## Available data

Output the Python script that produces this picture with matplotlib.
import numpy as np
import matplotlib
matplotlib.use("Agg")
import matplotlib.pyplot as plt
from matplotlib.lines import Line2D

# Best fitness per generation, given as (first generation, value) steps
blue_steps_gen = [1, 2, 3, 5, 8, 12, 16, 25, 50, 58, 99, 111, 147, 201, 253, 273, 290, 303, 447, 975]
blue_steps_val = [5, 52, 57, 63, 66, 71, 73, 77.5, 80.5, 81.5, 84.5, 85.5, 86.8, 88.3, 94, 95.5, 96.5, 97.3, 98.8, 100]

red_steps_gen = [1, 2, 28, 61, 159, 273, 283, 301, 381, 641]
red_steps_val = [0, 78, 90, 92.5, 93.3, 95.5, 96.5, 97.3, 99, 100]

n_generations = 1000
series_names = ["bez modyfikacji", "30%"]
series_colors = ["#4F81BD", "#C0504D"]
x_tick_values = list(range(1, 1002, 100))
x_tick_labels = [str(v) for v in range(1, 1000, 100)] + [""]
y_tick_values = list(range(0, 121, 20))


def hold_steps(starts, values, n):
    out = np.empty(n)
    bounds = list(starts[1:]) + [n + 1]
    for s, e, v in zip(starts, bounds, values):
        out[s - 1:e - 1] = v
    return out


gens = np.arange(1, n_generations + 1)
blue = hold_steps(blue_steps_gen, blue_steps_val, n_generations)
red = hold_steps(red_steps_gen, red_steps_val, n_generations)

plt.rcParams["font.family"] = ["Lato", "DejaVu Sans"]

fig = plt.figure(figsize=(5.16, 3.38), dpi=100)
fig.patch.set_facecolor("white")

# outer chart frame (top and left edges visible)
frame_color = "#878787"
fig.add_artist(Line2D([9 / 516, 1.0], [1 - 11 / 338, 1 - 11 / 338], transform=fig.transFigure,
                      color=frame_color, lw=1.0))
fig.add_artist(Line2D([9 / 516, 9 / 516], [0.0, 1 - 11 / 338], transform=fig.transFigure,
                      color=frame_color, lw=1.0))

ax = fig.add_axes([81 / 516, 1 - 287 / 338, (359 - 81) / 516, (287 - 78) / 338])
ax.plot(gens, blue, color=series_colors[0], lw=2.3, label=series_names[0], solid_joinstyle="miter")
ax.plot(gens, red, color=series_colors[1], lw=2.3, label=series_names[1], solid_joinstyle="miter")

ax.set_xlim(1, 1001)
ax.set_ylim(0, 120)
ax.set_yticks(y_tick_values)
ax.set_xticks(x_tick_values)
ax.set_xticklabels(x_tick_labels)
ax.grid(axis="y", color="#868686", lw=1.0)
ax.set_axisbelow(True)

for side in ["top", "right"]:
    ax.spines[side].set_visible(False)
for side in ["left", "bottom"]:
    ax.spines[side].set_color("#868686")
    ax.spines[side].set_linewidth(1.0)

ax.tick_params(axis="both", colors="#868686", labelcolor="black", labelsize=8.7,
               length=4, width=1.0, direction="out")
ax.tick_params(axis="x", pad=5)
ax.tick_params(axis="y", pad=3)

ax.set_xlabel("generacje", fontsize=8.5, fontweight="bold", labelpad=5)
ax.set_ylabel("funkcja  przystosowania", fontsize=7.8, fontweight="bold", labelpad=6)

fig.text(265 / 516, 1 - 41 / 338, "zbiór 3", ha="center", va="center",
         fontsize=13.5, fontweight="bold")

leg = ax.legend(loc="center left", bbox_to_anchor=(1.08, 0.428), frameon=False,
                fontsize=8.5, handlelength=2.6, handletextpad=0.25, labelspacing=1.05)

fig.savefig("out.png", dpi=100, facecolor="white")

## Requirement
Emit, unaltered, the lines from the top of the listing down through the line that holds "y_tick_values = list(range(0, 121, 20))"; emit nothing else.

## Response to the task
Output the Python script that produces this picture with matplotlib.
import numpy as np
import matplotlib
matplotlib.use("Agg")
import matplotlib.pyplot as plt
from matplotlib.lines import Line2D

# Best fitness per generation, given as (first generation, value) steps
blue_steps_gen = [1, 2, 3, 5, 8, 12, 16, 25, 50, 58, 99, 111, 147, 201, 253, 273, 290, 303, 447, 975]
blue_steps_val = [5, 52, 57, 63, 66, 71, 73, 77.5, 80.5, 81.5, 84.5, 85.5, 86.8, 88.3, 94, 95.5, 96.5, 97.3, 98.8, 100]

red_steps_gen = [1, 2, 28, 61, 159, 273, 283, 301, 381, 641]
red_steps_val = [0, 78, 90, 92.5, 93.3, 95.5, 96.5, 97.3, 99, 100]

n_generations = 1000
series_names = ["bez modyfikacji", "30%"]
series_colors = ["#4F81BD", "#C0504D"]
x_tick_values = list(range(1, 1002, 100))
x_tick_labels = [str(v) for v in range(1, 1000, 100)] + [""]
y_tick_values = list(range(0, 121, 20))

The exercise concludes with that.